Challenge: Copy out the lines that include the word "seaborn".

Source data:
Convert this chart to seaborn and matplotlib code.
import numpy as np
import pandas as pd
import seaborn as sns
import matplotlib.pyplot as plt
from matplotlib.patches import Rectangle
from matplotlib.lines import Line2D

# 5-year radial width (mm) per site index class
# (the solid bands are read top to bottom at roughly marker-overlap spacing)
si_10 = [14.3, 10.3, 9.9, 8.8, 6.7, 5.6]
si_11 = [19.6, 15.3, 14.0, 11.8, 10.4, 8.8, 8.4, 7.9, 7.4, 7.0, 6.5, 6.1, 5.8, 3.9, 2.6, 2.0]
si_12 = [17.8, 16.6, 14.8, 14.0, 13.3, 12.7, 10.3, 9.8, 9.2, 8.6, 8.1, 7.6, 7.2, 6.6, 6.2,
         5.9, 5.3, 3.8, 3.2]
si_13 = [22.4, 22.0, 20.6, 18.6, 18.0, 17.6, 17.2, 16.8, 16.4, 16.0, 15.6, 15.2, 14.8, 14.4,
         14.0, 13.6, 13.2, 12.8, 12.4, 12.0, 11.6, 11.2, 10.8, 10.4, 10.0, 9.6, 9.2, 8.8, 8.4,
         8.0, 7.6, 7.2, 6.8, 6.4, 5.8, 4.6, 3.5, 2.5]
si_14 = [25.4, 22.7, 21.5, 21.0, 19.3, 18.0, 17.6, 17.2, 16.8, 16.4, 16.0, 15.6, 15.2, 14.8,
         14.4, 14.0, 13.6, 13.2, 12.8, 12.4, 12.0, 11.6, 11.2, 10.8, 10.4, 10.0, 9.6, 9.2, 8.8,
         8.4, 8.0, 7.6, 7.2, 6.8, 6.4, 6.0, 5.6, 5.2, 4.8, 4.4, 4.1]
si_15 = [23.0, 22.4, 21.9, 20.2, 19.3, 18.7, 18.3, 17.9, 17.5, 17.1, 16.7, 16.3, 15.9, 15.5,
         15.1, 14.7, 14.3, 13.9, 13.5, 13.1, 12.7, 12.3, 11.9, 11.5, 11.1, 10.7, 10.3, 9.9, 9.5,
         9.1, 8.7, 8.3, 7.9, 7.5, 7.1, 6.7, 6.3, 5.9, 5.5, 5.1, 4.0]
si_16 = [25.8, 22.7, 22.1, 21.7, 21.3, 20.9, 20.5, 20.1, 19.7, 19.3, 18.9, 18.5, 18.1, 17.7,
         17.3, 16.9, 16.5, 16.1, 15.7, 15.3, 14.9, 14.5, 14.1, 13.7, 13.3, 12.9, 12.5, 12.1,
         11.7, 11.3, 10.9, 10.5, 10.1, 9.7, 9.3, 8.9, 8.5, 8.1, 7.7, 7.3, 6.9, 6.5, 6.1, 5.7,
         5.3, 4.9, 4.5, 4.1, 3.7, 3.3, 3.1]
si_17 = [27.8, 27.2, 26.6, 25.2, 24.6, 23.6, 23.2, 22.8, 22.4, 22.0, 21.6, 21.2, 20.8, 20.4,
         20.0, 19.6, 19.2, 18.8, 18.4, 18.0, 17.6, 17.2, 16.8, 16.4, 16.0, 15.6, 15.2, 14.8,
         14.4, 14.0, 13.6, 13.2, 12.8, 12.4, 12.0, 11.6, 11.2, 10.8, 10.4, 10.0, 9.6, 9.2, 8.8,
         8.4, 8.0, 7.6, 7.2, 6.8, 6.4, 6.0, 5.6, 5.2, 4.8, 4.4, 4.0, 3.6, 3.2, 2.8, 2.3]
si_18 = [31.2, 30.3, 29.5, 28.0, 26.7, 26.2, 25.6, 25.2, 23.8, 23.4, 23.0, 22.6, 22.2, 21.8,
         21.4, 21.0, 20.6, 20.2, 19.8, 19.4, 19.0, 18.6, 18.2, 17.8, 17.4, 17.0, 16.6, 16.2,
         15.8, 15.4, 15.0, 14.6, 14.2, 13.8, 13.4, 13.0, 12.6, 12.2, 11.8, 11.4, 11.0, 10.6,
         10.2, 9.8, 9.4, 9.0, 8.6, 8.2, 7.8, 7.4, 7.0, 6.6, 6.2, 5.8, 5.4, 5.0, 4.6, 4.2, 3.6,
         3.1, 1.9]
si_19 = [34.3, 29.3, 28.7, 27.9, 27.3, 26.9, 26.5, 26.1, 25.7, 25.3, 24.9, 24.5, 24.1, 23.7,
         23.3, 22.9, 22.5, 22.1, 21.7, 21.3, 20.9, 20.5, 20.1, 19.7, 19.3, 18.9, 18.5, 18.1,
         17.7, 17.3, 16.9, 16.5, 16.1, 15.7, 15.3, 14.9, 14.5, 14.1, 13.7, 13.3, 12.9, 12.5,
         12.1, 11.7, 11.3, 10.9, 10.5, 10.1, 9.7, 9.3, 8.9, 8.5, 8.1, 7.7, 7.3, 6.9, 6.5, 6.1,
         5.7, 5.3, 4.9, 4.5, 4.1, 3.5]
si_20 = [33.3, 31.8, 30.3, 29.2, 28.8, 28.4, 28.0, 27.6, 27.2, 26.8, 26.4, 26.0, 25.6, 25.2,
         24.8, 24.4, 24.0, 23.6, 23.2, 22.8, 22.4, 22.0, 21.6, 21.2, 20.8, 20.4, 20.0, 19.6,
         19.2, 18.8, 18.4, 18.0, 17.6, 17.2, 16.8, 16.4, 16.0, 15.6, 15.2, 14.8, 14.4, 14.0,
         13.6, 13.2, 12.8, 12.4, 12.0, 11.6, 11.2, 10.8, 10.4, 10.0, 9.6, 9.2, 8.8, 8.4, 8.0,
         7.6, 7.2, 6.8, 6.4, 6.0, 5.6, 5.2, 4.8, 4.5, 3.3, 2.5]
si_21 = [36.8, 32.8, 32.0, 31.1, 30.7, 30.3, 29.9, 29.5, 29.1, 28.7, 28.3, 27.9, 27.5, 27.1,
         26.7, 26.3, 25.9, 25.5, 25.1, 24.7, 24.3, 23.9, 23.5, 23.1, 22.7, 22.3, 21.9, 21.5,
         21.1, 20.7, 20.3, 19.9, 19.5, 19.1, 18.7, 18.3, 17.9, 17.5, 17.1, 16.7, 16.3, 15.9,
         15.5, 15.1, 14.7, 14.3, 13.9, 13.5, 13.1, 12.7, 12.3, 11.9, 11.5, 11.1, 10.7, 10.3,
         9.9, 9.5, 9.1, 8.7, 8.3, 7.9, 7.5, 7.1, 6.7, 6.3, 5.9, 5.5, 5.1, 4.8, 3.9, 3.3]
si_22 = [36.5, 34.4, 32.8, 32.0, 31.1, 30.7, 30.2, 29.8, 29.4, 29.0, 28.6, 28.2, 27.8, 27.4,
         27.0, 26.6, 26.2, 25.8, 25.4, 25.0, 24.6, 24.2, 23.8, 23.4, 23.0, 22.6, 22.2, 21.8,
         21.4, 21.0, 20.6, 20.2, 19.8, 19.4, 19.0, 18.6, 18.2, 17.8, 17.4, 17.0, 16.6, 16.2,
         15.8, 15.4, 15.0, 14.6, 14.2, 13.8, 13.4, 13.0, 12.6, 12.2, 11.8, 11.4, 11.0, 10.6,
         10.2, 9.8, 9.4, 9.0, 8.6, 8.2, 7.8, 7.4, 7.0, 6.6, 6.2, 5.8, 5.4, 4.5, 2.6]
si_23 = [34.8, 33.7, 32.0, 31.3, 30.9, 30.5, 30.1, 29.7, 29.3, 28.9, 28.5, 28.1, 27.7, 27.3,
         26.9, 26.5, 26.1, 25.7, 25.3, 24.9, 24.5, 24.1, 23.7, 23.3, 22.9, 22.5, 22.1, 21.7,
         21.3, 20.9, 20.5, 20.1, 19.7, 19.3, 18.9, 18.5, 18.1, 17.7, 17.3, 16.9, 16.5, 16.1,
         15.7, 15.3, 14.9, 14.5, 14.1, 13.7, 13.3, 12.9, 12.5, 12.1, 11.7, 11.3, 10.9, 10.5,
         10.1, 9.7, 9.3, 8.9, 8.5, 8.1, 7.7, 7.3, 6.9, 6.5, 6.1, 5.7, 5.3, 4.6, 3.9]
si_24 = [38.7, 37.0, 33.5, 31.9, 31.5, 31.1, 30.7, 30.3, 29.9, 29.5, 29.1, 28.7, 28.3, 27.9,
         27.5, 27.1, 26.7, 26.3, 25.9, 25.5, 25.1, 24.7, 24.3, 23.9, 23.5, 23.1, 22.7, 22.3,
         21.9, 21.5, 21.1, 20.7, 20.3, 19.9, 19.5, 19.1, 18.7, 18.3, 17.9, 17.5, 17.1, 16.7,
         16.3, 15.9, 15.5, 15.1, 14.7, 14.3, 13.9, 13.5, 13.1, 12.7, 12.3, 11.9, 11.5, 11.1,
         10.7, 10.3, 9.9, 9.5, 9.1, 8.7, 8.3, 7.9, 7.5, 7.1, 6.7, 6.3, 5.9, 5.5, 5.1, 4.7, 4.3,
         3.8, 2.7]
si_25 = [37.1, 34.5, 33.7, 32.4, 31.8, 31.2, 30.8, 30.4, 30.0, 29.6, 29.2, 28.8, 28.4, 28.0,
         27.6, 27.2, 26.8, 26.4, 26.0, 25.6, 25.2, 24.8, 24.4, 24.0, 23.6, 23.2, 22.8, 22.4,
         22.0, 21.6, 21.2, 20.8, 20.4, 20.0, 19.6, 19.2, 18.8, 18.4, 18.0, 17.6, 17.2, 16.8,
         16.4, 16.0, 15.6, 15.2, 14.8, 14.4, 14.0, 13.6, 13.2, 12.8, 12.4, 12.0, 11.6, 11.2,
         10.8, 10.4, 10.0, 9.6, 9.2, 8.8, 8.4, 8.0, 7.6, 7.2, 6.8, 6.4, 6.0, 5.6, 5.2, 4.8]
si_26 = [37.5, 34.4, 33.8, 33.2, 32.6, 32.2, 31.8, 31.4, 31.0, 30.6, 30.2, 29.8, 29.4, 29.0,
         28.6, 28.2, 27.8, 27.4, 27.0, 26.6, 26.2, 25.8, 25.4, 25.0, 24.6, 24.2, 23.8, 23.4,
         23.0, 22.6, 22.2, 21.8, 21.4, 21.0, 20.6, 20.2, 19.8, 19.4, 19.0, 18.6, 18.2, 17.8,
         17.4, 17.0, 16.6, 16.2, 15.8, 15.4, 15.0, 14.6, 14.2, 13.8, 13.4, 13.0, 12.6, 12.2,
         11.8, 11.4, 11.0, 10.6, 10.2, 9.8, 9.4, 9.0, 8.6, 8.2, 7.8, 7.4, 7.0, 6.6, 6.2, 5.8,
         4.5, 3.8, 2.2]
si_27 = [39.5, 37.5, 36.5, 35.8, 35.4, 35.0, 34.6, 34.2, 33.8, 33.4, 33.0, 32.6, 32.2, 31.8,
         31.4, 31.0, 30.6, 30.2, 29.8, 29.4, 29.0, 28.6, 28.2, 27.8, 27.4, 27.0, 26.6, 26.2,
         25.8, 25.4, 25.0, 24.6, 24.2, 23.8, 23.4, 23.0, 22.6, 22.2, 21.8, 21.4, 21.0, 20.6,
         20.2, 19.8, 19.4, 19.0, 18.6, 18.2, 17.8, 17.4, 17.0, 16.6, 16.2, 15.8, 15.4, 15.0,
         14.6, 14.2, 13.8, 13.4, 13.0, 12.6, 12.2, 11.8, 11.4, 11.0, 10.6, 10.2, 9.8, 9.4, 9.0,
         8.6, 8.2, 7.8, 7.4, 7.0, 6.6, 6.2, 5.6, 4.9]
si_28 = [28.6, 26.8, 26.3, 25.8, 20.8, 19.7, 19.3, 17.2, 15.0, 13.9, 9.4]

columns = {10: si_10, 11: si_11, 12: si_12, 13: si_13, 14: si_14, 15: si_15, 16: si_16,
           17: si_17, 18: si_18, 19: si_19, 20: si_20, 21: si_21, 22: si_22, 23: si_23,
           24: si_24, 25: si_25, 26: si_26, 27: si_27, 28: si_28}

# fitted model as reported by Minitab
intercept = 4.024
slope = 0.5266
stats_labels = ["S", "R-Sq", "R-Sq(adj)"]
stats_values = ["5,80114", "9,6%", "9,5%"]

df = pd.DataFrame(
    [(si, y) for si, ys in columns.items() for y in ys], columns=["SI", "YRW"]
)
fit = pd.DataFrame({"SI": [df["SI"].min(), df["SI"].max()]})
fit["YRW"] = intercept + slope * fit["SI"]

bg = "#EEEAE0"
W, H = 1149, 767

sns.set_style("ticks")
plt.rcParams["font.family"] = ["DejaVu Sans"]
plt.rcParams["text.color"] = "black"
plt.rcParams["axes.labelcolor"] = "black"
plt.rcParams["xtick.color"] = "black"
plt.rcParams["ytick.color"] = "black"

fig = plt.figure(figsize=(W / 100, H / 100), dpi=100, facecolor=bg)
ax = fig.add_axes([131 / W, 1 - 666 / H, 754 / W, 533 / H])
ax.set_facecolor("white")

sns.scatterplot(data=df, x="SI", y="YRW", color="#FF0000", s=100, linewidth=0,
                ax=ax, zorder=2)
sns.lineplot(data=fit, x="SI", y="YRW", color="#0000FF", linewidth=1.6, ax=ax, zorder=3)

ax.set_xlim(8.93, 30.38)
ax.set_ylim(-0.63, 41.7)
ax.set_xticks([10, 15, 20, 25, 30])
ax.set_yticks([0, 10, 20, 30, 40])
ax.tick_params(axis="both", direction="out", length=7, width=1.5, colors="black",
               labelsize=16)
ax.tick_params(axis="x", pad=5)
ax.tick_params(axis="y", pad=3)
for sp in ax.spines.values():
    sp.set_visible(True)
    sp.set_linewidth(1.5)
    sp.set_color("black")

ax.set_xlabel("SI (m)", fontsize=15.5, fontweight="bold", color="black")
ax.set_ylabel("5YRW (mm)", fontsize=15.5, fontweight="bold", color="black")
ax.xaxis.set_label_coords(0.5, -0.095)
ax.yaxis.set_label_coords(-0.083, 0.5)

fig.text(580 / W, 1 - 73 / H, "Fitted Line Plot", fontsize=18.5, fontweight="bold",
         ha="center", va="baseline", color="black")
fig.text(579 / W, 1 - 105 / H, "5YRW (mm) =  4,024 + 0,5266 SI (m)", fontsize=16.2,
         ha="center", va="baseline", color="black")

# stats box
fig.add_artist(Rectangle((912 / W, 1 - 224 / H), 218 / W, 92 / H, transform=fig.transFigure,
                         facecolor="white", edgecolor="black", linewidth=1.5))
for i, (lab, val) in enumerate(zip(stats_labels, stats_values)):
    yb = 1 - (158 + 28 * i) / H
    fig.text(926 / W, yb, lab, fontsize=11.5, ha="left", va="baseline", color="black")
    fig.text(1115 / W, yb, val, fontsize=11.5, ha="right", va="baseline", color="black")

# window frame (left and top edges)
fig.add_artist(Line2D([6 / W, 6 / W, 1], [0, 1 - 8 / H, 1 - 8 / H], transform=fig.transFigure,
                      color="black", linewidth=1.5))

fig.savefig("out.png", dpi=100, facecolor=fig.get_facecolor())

Final answer:
Convert this chart to seaborn and matplotlib code.
import seaborn as sns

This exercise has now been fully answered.